**Request**
Return the lines below that carry the word "this".

::: Provided data

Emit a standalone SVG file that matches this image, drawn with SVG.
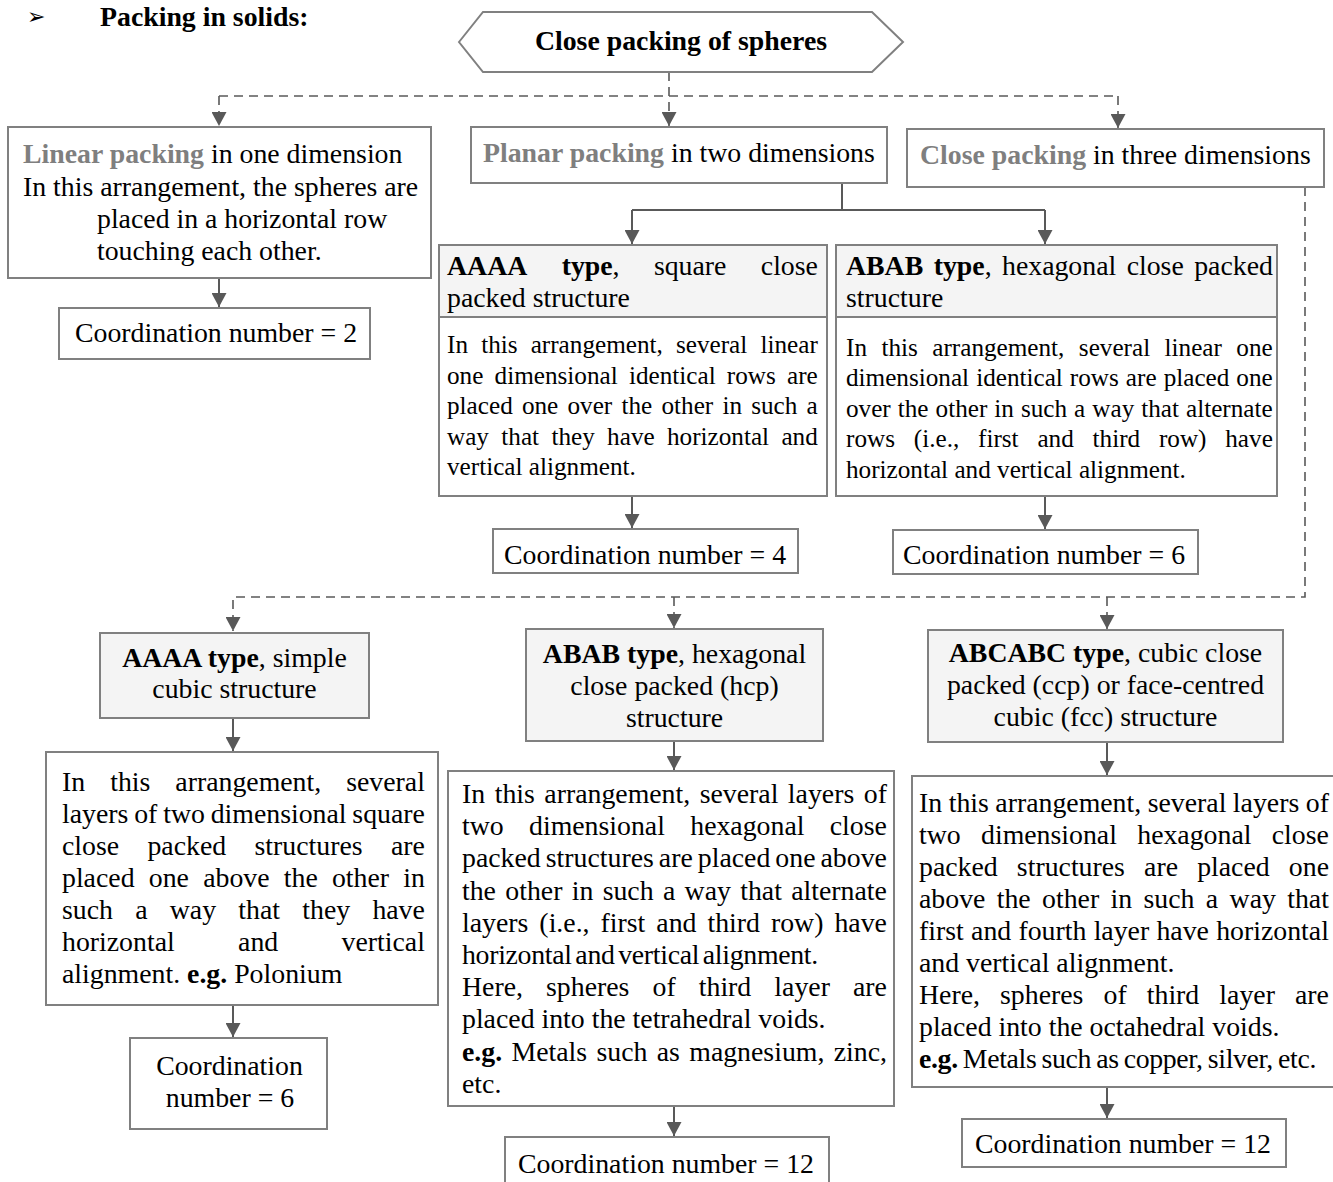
<svg xmlns="http://www.w3.org/2000/svg" width="1333" height="1182" viewBox="0 0 1333 1182">
<defs>
<style>
.t{font-family:'Liberation Serif','Times New Roman',serif;font-size:27.8px;fill:#000}
.s{font-size:25.2px}
.b{font-weight:bold}
.g{font-weight:bold;fill:#7f7f7f}
.m{text-anchor:middle}
.box{fill:#fff;stroke:#808080;stroke-width:2}
.hd{fill:#f4f4f4;stroke:#808080;stroke-width:2}
.c{fill:none;stroke:#595959;stroke-width:2}
.d{stroke-dasharray:9 6;stroke-width:1.6}
</style>
<marker id="ah" viewBox="0 0 14 15" refX="14" refY="7.5" markerWidth="14" markerHeight="15" markerUnits="userSpaceOnUse" orient="auto"><path d="M0,0 L14,7.5 L0,15 z" fill="#595959"/></marker>
</defs>
<rect width="1333" height="1182" fill="#fff"/>

<g id="heading">
<text x="27" y="24" style="font-family:'DejaVu Sans',sans-serif;font-size:22px">➢</text>
<text class="t b" x="100" y="26">Packing in solids:</text>
</g>

<g id="connectors">
<path class="c d" d="M669,72 V126" marker-end="url(#ah)"/>
<path class="c d" d="M219,96 H1118"/>
<path class="c d" d="M219,96 V126" marker-end="url(#ah)"/>
<path class="c d" d="M1118,96 V128" marker-end="url(#ah)"/>
<path class="c d" d="M1305,187 V597 H233 V631" marker-end="url(#ah)"/>
<path class="c d" d="M674,597 V628" marker-end="url(#ah)"/>
<path class="c d" d="M1107,597 V629" marker-end="url(#ah)"/>
<path class="c" d="M219,278 V307" marker-end="url(#ah)"/>
<path class="c" d="M842,183 V210 M632,210 H1045"/>
<path class="c" d="M632,210 V244" marker-end="url(#ah)"/>
<path class="c" d="M1045,210 V244" marker-end="url(#ah)"/>
<path class="c" d="M632,496 V528" marker-end="url(#ah)"/>
<path class="c" d="M1045,496 V529" marker-end="url(#ah)"/>
<path class="c" d="M233,718 V751" marker-end="url(#ah)"/>
<path class="c" d="M233,1005 V1037" marker-end="url(#ah)"/>
<path class="c" d="M674,741 V770" marker-end="url(#ah)"/>
<path class="c" d="M674,1106 V1136" marker-end="url(#ah)"/>
<path class="c" d="M1107,742 V775" marker-end="url(#ah)"/>
<path class="c" d="M1107,1087 V1118" marker-end="url(#ah)"/>
</g>

<g id="root">
<polygon class="box" points="459,42 483,12 872,12 903,42 872,72 483,72"/>
<text class="t b m" x="681" y="50">Close packing of spheres</text>
</g>

<g id="linear">
<rect class="box" x="8" y="127" width="423" height="151"/>
<text class="t" x="23" y="163"><tspan class="g">Linear packing</tspan> in one dimension</text>
<text class="t" x="23" y="195.5">In this arrangement, the spheres are</text>
<text class="t" x="97" y="228">placed in a horizontal row</text>
<text class="t" x="97" y="260">touching each other.</text>
</g>

<g id="cn2">
<rect class="box" x="59" y="308" width="311" height="51"/>
<text class="t" x="75" y="342">Coordination number = 2</text>
</g>

<g id="planar">
<rect class="box" x="471" y="127" width="416" height="56"/>
<text class="t" x="483" y="162"><tspan class="g">Planar packing</tspan> in two dimensions</text>
</g>

<g id="close3d">
<rect class="box" x="907" y="129" width="417" height="58"/>
<text class="t" x="920" y="164"><tspan class="g">Close packing</tspan> in three dimensions</text>
</g>

<g id="aaaa-square">
<rect class="hd" x="439" y="245" width="388" height="72"/>
<rect class="box" x="439" y="317" width="388" height="179"/>
<text class="t" x="447" y="275" word-spacing="27.4"><tspan class="b">AAAA</tspan> <tspan class="b">type</tspan>, square close</text>
<text class="t" x="447" y="307">packed structure</text>
<text class="t s" x="447" y="353" word-spacing="6.85">In this arrangement, several linear</text>
<text class="t s" x="447" y="384" word-spacing="4.92">one dimensional identical rows are</text>
<text class="t s" x="447" y="414" word-spacing="2.91">placed one over the other in such a</text>
<text class="t s" x="447" y="445" word-spacing="6.04">way that they have horizontal and</text>
<text class="t s" x="447" y="475">vertical alignment.</text>
</g>

<g id="abab-hex">
<rect class="hd" x="836" y="245" width="441" height="72"/>
<rect class="box" x="836" y="317" width="441" height="179"/>
<text class="t" x="846" y="275" word-spacing="3.48"><tspan class="b">ABAB type</tspan>, hexagonal close packed</text>
<text class="t" x="846" y="307">structure</text>
<text class="t s" x="846" y="356" word-spacing="8.14">In this arrangement, several linear one</text>
<text class="t s" x="846" y="386" word-spacing="0.72">dimensional identical rows are placed one</text>
<text class="t s" x="846" y="417" word-spacing="0.71">over the other in such a way that alternate</text>
<text class="t s" x="846" y="447" word-spacing="12.5">rows (i.e., first and third row) have</text>
<text class="t s" x="846" y="478">horizontal and vertical alignment.</text>
</g>

<g id="cn4">
<rect class="box" x="493" y="529" width="305" height="44"/>
<text class="t" x="504" y="564">Coordination number = 4</text>
</g>

<g id="cn6a">
<rect class="box" x="893" y="530" width="305" height="44"/>
<text class="t" x="903" y="564">Coordination number = 6</text>
</g>

<g id="aaaa-cubic">
<rect class="hd" x="100" y="633" width="269" height="85"/>
<text class="t m" x="234.5" y="667"><tspan class="b">AAAA type</tspan>, simple</text>
<text class="t m" x="234.5" y="698">cubic structure</text>
</g>

<g id="aaaa-cubic-desc">
<rect class="box" x="46" y="752" width="392" height="253"/>
<text class="t" x="62" y="791" word-spacing="18.05">In this arrangement, several</text>
<text class="t" x="62" y="823" word-spacing="-1.13">layers of two dimensional square</text>
<text class="t" x="62" y="855" word-spacing="21.4">close packed structures are</text>
<text class="t" x="62" y="887" word-spacing="7.29">placed one above the other in</text>
<text class="t" x="62" y="919" word-spacing="15.3">such a way that they have</text>
<text class="t" x="62" y="951" word-spacing="56.4">horizontal and vertical</text>
<text class="t" x="62" y="983">alignment. <tspan class="b">e.g.</tspan> Polonium</text>
</g>

<g id="cn6b">
<rect class="box" x="130" y="1038" width="197" height="91"/>
<text class="t m" x="229.5" y="1075">Coordination</text>
<text class="t m" x="230" y="1107">number = 6</text>
</g>

<g id="abab-hcp">
<rect class="hd" x="526" y="629" width="297" height="112"/>
<text class="t m" x="674.5" y="663"><tspan class="b">ABAB type</tspan>, hexagonal</text>
<text class="t m" x="674.5" y="695">close packed (hcp)</text>
<text class="t m" x="674.5" y="727">structure</text>
</g>

<g id="abab-hcp-desc">
<rect class="box" x="448" y="771" width="446" height="335"/>
<text class="t" x="462" y="803" word-spacing="2.55">In this arrangement, several layers of</text>
<text class="t" x="462" y="835.2" word-spacing="18.38">two dimensional hexagonal close</text>
<text class="t" x="462" y="867.4" word-spacing="-1.92">packed structures are placed one above</text>
<text class="t" x="462" y="899.6" word-spacing="2.37">the other in such a way that alternate</text>
<text class="t" x="462" y="931.8" word-spacing="4.05">layers (i.e., first and third row) have</text>
<text class="t" x="462" y="964" word-spacing="-3" letter-spacing="-0.3">horizontal and vertical alignment.</text>
<text class="t" x="462" y="996.2" word-spacing="16.15">Here, spheres of third layer are</text>
<text class="t" x="462" y="1028.4">placed into the tetrahedral voids.</text>
<text class="t" x="462" y="1060.6" word-spacing="2.39"><tspan class="b">e.g.</tspan> Metals such as magnesium, zinc,</text>
<text class="t" x="462" y="1092.8">etc.</text>
</g>

<g id="cn12a">
<rect class="box" x="505" y="1137" width="324" height="50"/>
<text class="t" x="518" y="1173">Coordination number = 12</text>
</g>

<g id="abcabc-ccp">
<rect class="hd" x="928" y="630" width="355" height="112"/>
<text class="t m" x="1105.5" y="662"><tspan class="b">ABCABC type</tspan>, cubic close</text>
<text class="t m" x="1105.5" y="694">packed (ccp) or face-centred</text>
<text class="t m" x="1105.5" y="726">cubic (fcc) structure</text>
</g>

<g id="abcabc-ccp-desc">
<rect class="box" x="912" y="776" width="430" height="311"/>
<text class="t" x="919" y="812" word-spacing="-0.45">In this arrangement, several layers of</text>
<text class="t" x="919" y="844" word-spacing="13.38">two dimensional hexagonal close</text>
<text class="t" x="919" y="876" word-spacing="12.2">packed structures are placed one</text>
<text class="t" x="919" y="908" word-spacing="4.42">above the other in such a way that</text>
<text class="t" x="919" y="940" word-spacing="0.32">first and fourth layer have horizontal</text>
<text class="t" x="919" y="972">and vertical alignment.</text>
<text class="t" x="919" y="1004" word-spacing="13.15">Here, spheres of third layer are</text>
<text class="t" x="919" y="1036">placed into the octahedral voids.</text>
<text class="t" x="919" y="1068" word-spacing="-1.5" letter-spacing="-0.35"><tspan class="b">e.g.</tspan> Metals such as copper, silver, etc.</text>
</g>

<g id="cn12b">
<rect class="box" x="962" y="1119" width="324" height="48"/>
<text class="t" x="975" y="1153">Coordination number = 12</text>
</g>
</svg>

::::::

**Full answer**
Emit a standalone SVG file that matches this image, drawn with SVG.
<text class="t" x="23" y="195.5">In this arrangement, the spheres are</text>
<text class="t s" x="447" y="353" word-spacing="6.85">In this arrangement, several linear</text>
<text class="t s" x="846" y="356" word-spacing="8.14">In this arrangement, several linear one</text>
<text class="t" x="62" y="791" word-spacing="18.05">In this arrangement, several</text>
<text class="t" x="462" y="803" word-spacing="2.55">In this arrangement, several layers of</text>
<text class="t" x="919" y="812" word-spacing="-0.45">In this arrangement, several layers of</text>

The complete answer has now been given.